Part 1: The Money You Can't Control (State Pension)
That 28% you're contributing every month? It doesn't go into an account with your name on it. It goes into a shared pot that pays today's retirees. This is called a "pay-as-you-go" system, and it means your retirement pension will be paid by the people working when you retire. Comforting, right?
To qualify for a full Czech state pension, you need two things: reach retirement age (currently 65, gradually moving toward 67 under the recent reform), and have at least 35 years of social insurance contributions. Most expats will never hit 35 years in Czech Republic. So what happens to your money?
If you're an EU/EEA citizen, it's actually fine. Under EU coordination rules (Regulation EC 883/2004), your Czech years count toward your total across all EU countries. Work 7 years in Prague, 15 in Berlin, 13 in Madrid? Each country pays you a proportional pension based on the years you contributed there. The system talks to itself. When you apply for retirement in any EU country, they pull all the records together.
If you're not from the EU, it depends on whether your country has a bilateral social security agreement with Czech Republic. The good news: many countries do, including the USA, Canada, Australia, South Korea, Japan, and others. Check the ČSSZ list of bilateral agreements. If your country has one, your Czech years count. If it doesn't? That 28% is effectively a tax you'll never see again.
The uncomfortable math
Even if you do qualify for a Czech pension, here's what you need to know: the system penalizes higher earners. The calculation uses a progressive reduction formula. The more you earned, the lower your pension as a percentage of your former salary. The average Czech pension is roughly 21,000 CZK per month. If your salary was 80,000-100,000 CZK (common for expats in Prague tech jobs), your state pension might replace only 25-30% of your former income.
This is the part where I look at the client, let that sink in, and say: "This is why the next two parts of this conversation matter more."
Part 2: The Money Almost Nobody Claims (Employer Contributions)
Czech Republic technically doesn't have a formal "second pillar" employer pension scheme. But here's what it does have: many employers voluntarily contribute to their employees' pension savings accounts. And a shocking number of expats don't take advantage of this because they don't know it exists, don't understand the paperwork (which is in Czech), or assume it doesn't apply to foreigners.

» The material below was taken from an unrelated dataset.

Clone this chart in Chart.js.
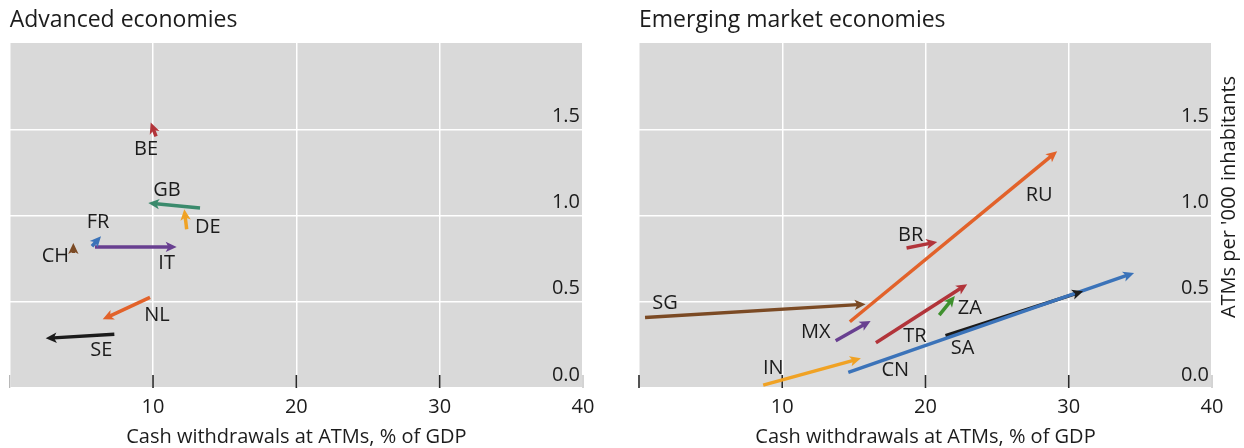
<!DOCTYPE html>
<html>
<head>
<meta charset="utf-8">
<script src="https://cdn.jsdelivr.net/npm/chart.js@4.4.1/dist/chart.umd.min.js"></script>
<style>
  html, body { margin: 0; padding: 0; background: #ffffff; }
  body { width: 1244px; height: 448px; position: relative; overflow: hidden; }
  .panel { position: absolute; top: 0; height: 448px; }
  #advWrap { left: 0; width: 620px; }
  #emeWrap { left: 620px; width: 624px; }
</style>
</head>
<body>
<div class="panel" id="advWrap"><canvas id="advChart" width="620" height="448"></canvas></div>
<div class="panel" id="emeWrap"><canvas id="emeChart" width="624" height="448"></canvas></div>
<script>
// ---- Advanced economies: cash withdrawals (% of GDP) and ATMs per '000 inhabitants, start -> end
const advCodes    = ['BE', 'GB', 'DE', 'FR', 'CH', 'IT', 'NL', 'SE'];
const advCashFrom = [10.21, 13.28, 12.35, 5.74, 4.44, 5.95, 9.79, 7.30];
const advCashTo   = [ 9.84,  9.67, 12.18, 6.37, 4.44, 11.65, 6.49, 2.51];
const advAtmFrom  = [1.458, 1.043, 0.920, 0.822, 0.783, 0.818, 0.525, 0.311];
const advAtmTo    = [1.539, 1.072, 1.036, 0.880, 0.841, 0.818, 0.398, 0.288];

// ---- Emerging market economies
const emeCodes    = ['RU', 'SG', 'BR', 'MX', 'TR', 'ZA', 'IN', 'CN', 'SA'];
const emeCashFrom = [14.72, 0.42, 18.68, 13.73, 16.54, 20.96, 8.67, 14.61, 21.40];
const emeCashTo   = [29.19, 15.82, 20.82, 16.17, 22.91, 22.05, 15.49, 34.56, 31.00];
const emeAtmFrom  = [0.384, 0.409, 0.812, 0.274, 0.262, 0.422, 0.017, 0.091, 0.303];
const emeAtmTo    = [1.372, 0.486, 0.847, 0.389, 0.602, 0.534, 0.172, 0.667, 0.561];

// ---- Axis ticks
const xTickValues = [0, 10, 20, 30, 40];
const yTickValues = [0, 0.5, 1.0, 1.5];

const xTitle = 'Cash withdrawals at ATMs, % of GDP';
const yTitle = "ATMs per '000 inhabitants";

// ---- Styling
const FONT = "'Open Sans', 'Noto Sans', sans-serif";
const TEXT = '#1c1c1c';
const PLOT_BG = '#d9d9d9';

const palette = {
  red: '#b2343a', teal: '#3a8a6c', amber: '#f0a224', blue: '#3b73b9',
  brown: '#7b4a24', purple: '#683f90', orange: '#e2622a', black: '#1b1b1b', green: '#3f902e'
};
const advColors = {
  BE: palette.red, GB: palette.teal, DE: palette.amber, FR: palette.blue,
  CH: palette.brown, IT: palette.purple, NL: palette.orange, SE: palette.black
};
const emeColors = {
  RU: palette.orange, SG: palette.brown, BR: palette.red, MX: palette.purple, TR: palette.red,
  ZA: palette.green, IN: palette.amber, CN: palette.blue, SA: palette.black
};

// label placement: pixel offset from the arrow's tail ('from') or head ('to')
const advLabelPlace = {
  BE: ['from', -10, 13], GB: ['from', -33, -18], DE: ['from', 21, -2], FR: ['from', 6, -24],
  CH: ['from', -18, 3], IT: ['to', -10, 16], NL: ['from', 7, 18], SE: ['from', -13, 16]
};
const emeLabelPlace = {
  RU: ['to', -18, 44], SG: ['from', 20, -14], BR: ['from', 4, -13], MX: ['from', -20, -8],
  TR: ['from', 39, -7], ZA: ['to', 15, 12], SA: ['from', 17, 13], IN: ['from', 10, -17],
  CN: ['from', 47, -2]
};

const HEAD_LEN = 11;
const HEAD_HALF = 5.2;

function px(chart, x, y) {
  return [chart.scales.x.getPixelForValue(x), chart.scales.y.getPixelForValue(y)];
}

const panelPlugin = {
  id: 'panelDecor',
  beforeDraw(chart) {
    const { ctx, chartArea: a } = chart;
    ctx.save();
    ctx.fillStyle = PLOT_BG;
    ctx.fillRect(a.left, a.top, a.right - a.left, a.bottom - a.top);
    ctx.restore();
  },
  beforeDatasetsDraw(chart) {
    const { ctx, chartArea: a } = chart;
    const o = chart.options.plugins.panelDecor;
    // short tick marks rising from the bottom edge
    ctx.save();
    xTickValues.forEach(v => {
      const x = chart.scales.x.getPixelForValue(v);
      const edge = (v === xTickValues[0] && !o.darkFirstTick) || v === xTickValues[xTickValues.length - 1];
      ctx.strokeStyle = edge ? '#a8a8a8' : '#2a2a2a';
      ctx.lineWidth = edge ? 1 : 1.6;
      ctx.beginPath();
      ctx.moveTo(x, a.bottom);
      ctx.lineTo(x, a.bottom - 13);
      ctx.stroke();
    });
    ctx.restore();
    // pull each line end back so the arrowhead tip stays sharp
    chart.data.datasets.forEach((ds, i) => {
      const meta = chart.getDatasetMeta(i);
      const p0 = px(chart, ds.data[0].x, ds.data[0].y);
      const p1 = px(chart, ds.data[1].x, ds.data[1].y);
      const dx = p1[0] - p0[0], dy = p1[1] - p0[1];
      const len = Math.hypot(dx, dy) || 1;
      const back = Math.min(HEAD_LEN * 0.7, len);
      const end = meta.data[1];
      end.x = p1[0] - dx / len * back;
      end.y = p1[1] - dy / len * back;
    });
  },
  afterDatasetsDraw(chart) {
    const { ctx } = chart;
    const o = chart.options.plugins.panelDecor;
    chart.data.datasets.forEach(ds => {
      const p0 = px(chart, ds.data[0].x, ds.data[0].y);
      const p1 = px(chart, ds.data[1].x, ds.data[1].y);
      let dx = p1[0] - p0[0], dy = p1[1] - p0[1];
      const len = Math.hypot(dx, dy) || 1;
      dx /= len; dy /= len;
      const nx = -dy, ny = dx;
      const bx = p1[0] - dx * HEAD_LEN, by = p1[1] - dy * HEAD_LEN;
      const mx = p1[0] - dx * HEAD_LEN * 0.75, my = p1[1] - dy * HEAD_LEN * 0.75;
      ctx.save();
      ctx.fillStyle = ds.borderColor;
      ctx.beginPath();
      ctx.moveTo(p1[0], p1[1]);
      ctx.lineTo(bx + nx * HEAD_HALF, by + ny * HEAD_HALF);
      ctx.lineTo(mx, my);
      ctx.lineTo(bx - nx * HEAD_HALF, by - ny * HEAD_HALF);
      ctx.closePath();
      ctx.fill();
      ctx.restore();

      // country code
      const place = o.labels[ds.label];
      const anchor = place[0] === 'to' ? p1 : p0;
      ctx.save();
      ctx.font = `20px ${FONT}`;
      ctx.fillStyle = TEXT;
      ctx.textAlign = 'center';
      ctx.textBaseline = 'middle';
      ctx.fillText(ds.label, anchor[0] + place[1], anchor[1] + place[2]);
      ctx.restore();
    });
  },
  afterDraw(chart) {
    const o = chart.options.plugins.panelDecor;
    if (!o.yTitle) return;
    const { ctx, chartArea: a } = chart;
    ctx.save();
    ctx.translate(a.right + 17, a.top + 154);
    ctx.rotate(-Math.PI / 2);
    ctx.font = `20px ${FONT}`;
    ctx.fillStyle = TEXT;
    ctx.textAlign = 'center';
    ctx.textBaseline = 'middle';
    ctx.fillText(o.yTitle, 0, 0);
    ctx.restore();
  }
};

function buildPanel(canvasId, title, codes, cashFrom, cashTo, atmFrom, atmTo, colors, labels, layout) {
  const datasets = codes.map((c, i) => ({
    label: c,
    data: [{ x: cashFrom[i], y: atmFrom[i] }, { x: cashTo[i], y: atmTo[i] }],
    showLine: true,
    borderColor: colors[c],
    backgroundColor: colors[c],
    borderWidth: 3.5,
    borderCapStyle: 'butt',
    pointRadius: 0,
    pointHoverRadius: 0,
    tension: 0
  }));
  return new Chart(document.getElementById(canvasId), {
    type: 'scatter',
    data: { datasets },
    options: {
      responsive: false,
      animation: false,
      events: [],
      layout: { padding: { left: layout.left, right: layout.right, top: 0, bottom: 0 } },
      plugins: {
        legend: { display: false },
        tooltip: { enabled: false },
        title: {
          display: true, text: title, align: 'start', color: TEXT,
          font: { family: FONT, size: 23, weight: 'normal', lineHeight: 1.2 },
          padding: { top: 7, bottom: 8.4 }
        },
        panelDecor: { labels, yTitle: layout.yTitle, darkFirstTick: layout.darkFirstTick }
      },
      scales: {
        x: {
          type: 'linear', min: 0, max: 40,
          afterBuildTicks: s => { s.ticks = xTickValues.map(v => ({ value: v })); },
          ticks: {
            callback: v => (v === 0 ? '' : String(v)),
            color: TEXT, font: { family: FONT, size: 20 }, padding: 7,
            maxRotation: 0, autoSkip: false
          },
          grid: { color: '#ffffff', lineWidth: 1.5, drawTicks: false },
          border: { display: false },
          title: {
            display: true, text: xTitle, color: TEXT,
            font: { family: FONT, size: 20, lineHeight: 1.2 }, padding: { top: 0, bottom: -1 }
          },
          afterFit: s => { s.height = 60; }
        },
        y: {
          type: 'linear', position: 'right', min: 0, max: 2,
          afterBuildTicks: s => { s.ticks = yTickValues.map(v => ({ value: v })); },
          ticks: {
            mirror: true, padding: -3, labelOffset: -13,
            callback: v => Number(v).toFixed(1),
            color: TEXT, font: { family: FONT, size: 20 }, autoSkip: false
          },
          grid: { color: '#ffffff', lineWidth: 1.5, drawTicks: false },
          border: { display: false },
          afterFit: s => { s.width = layout.yWidth; }
        }
      }
    },
    plugins: [panelPlugin]
  });
}

buildPanel('advChart', 'Advanced economies', advCodes, advCashFrom, advCashTo, advAtmFrom, advAtmTo,
  advColors, advLabelPlace, { left: 9.7, right: 37, yWidth: 0, yTitle: null, darkFirstTick: false });
buildPanel('emeChart', 'Emerging market economies', emeCodes, emeCashFrom, emeCashTo, emeAtmFrom, emeAtmTo,
  emeColors, emeLabelPlace, { left: 19, right: 0, yWidth: 32, yTitle: yTitle, darkFirstTick: true });
</script>
</body>
</html>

It does apply to foreigners. If your company offers příspěvek na penzijní spoření (pension contribution), you're eligible. The typical employer contribution is 1,000-3,000 CZK per month. Some large corporations contribute up to 4,000 CZK. These contributions go into your DPS or DIP account and are tax-free for both you and the employer up to 50,000 CZK per year.

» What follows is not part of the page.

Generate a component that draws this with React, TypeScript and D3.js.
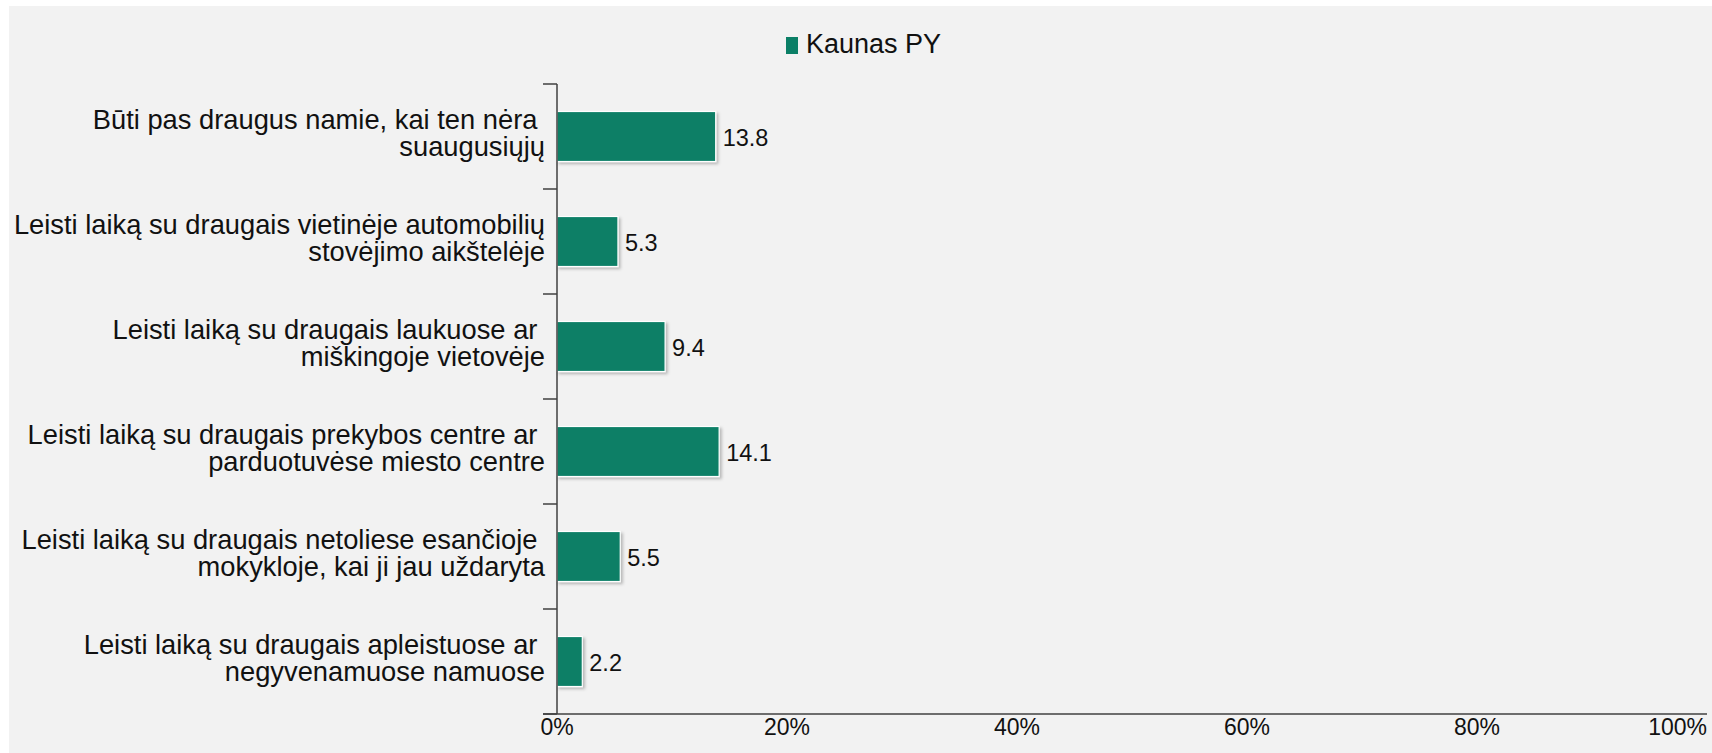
import React from "react";
import * as d3 from "d3";

const categories: string[][] = [
  ["Būti pas draugus namie, kai ten nėra ", "suaugusiųjų"],
  ["Leisti laiką su draugais vietinėje automobilių", "stovėjimo aikštelėje"],
  ["Leisti laiką su draugais laukuose ar ", "miškingoje vietovėje"],
  ["Leisti laiką su draugais prekybos centre ar ", "parduotuvėse miesto centre"],
  ["Leisti laiką su draugais netoliese esančioje ", "mokykloje, kai ji jau uždaryta"],
  ["Leisti laiką su draugais apleistuose ar ", "negyvenamuose namuose"],
];
const values: number[] = [13.8, 5.3, 9.4, 14.1, 5.5, 2.2];
const xTicks: number[] = [0, 20, 40, 60, 80, 100];
const seriesName = "Kaunas PY";

const W = 1712;
const H = 753;
const FONT = "'Liberation Sans', Arial, Helvetica, sans-serif";
const BAR = "#0b7f66";

export default function App() {
  const x = d3.scaleLinear().domain([0, 100]).range([557, 1707]);
  const y = d3
    .scaleBand<number>()
    .domain(d3.range(categories.length))
    .range([84, 714])
    .paddingInner(110 / 210)
    .paddingOuter(55 / 210);
  const band = d3
    .scaleBand<number>()
    .domain(d3.range(categories.length))
    .range([84, 714]);
  const axisColor = "#404040";
  const labelSize = 27.3;
  const lineGap = 27.4;

  return (
    <div style={{ position: "absolute", left: 0, top: 0, width: W, height: H }}>
      <style>{`body{margin:0;overflow:hidden}`}</style>
      <svg width={W} height={H} style={{ display: "block" }} fontFamily={FONT}>
        <defs>
          <filter id="sh" x="-10%" y="-10%" width="130%" height="140%">
            <feDropShadow dx="2" dy="2" stdDeviation="1.5" floodColor="#000" floodOpacity="0.25" />
          </filter>
        </defs>
        <rect x={0} y={0} width={W} height={H} fill="#ffffff" />
        <rect x={9} y={6} width={W - 9} height={H - 6} fill="#f2f2f2" />

        {/* legend */}
        <rect x={786} y={37} width={12} height={17} fill={BAR} />
        <text x={806} y={53} fontSize={27} fill="#111">
          {seriesName}
        </text>

        {/* bars */}
        {values.map((v, i) => (
          <rect
            key={"b" + i}
            x={x(0)}
            y={y(i)!}
            width={x(v) - x(0)}
            height={y.bandwidth()}
            fill={BAR}
            stroke="#ffffff"
            strokeWidth={1.2}
            filter="url(#sh)"
          />
        ))}

        {/* value labels */}
        {values.map((v, i) => (
          <text
            key={"v" + i}
            x={x(v) + 7}
            y={band(i)! + band.bandwidth() / 2 + 9}
            fontSize={23.5}
            fill="#111"
          >
            {v.toFixed(1)}
          </text>
        ))}

        {/* y axis */}
        <line x1={x(0)} x2={x(0)} y1={84} y2={714} stroke={axisColor} strokeWidth={1.5} />
        {d3.range(categories.length + 1).map((i) => {
          const yy = 84 + i * band.step();
          return (
            <line key={"t" + i} x1={x(0) - 14} x2={x(0)} y1={yy} y2={yy} stroke={axisColor} strokeWidth={1.5} />
          );
        })}
        {/* x axis */}
        <line x1={x(0) - 14} x2={x(100)} y1={714} y2={714} stroke={axisColor} strokeWidth={1.5} />
        {xTicks.map((t, k) => (
          <text
            key={"x" + t}
            x={x(t)}
            y={735}
            fontSize={23}
            textAnchor={k === xTicks.length - 1 ? "end" : "middle"}
            fill="#111"
          >
            {t + "%"}
          </text>
        ))}

        {/* category labels */}
        {categories.map((lines, i) => {
          const c = band(i)! + band.bandwidth() / 2;
          return (
            <text key={"c" + i} fontSize={labelSize} fill="#111" textAnchor="end" style={{ whiteSpace: "pre" }}>
              {lines.map((ln, j) => (
                <tspan key={j} x={545} y={c - 7.7 + j * lineGap}>
                  {ln}
                </tspan>
              ))}
            </text>
          );
        })}
      </svg>
    </div>
  );
}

Employer contribution: 2,000 CZK/month
Over 5 years: 120,000 CZK
With 6% average annual returns: roughly 140,000 CZK
Tax you paid on this money: 0 CZK
If you've been at a company for 3 years and haven't enrolled: you've missed approximately 80,000+ CZK in additional compensation. That's not a rounding error. That's a vacation.
To enroll, you typically need to open a DPS or DIP account (more on those in a moment) and submit the account details to your HR department. Some companies enroll you automatically, others require you to ask. Ask your HR department this week. Seriously. Put down this article and send the email. You can finish reading later.
For a complete breakdown of employer benefits beyond pensions (meal vouchers, MultiSport, education allowances), read our guide to employer benefits most expats don't claim.
Part 3: The Money You Control (DPS and DIP)
This is where it gets good. The Czech government actually wants you to save for retirement and is willing to pay you to do it. Through two complementary savings vehicles, you can get state matching, tax deductions, and employer contributions all at once. Let me explain both.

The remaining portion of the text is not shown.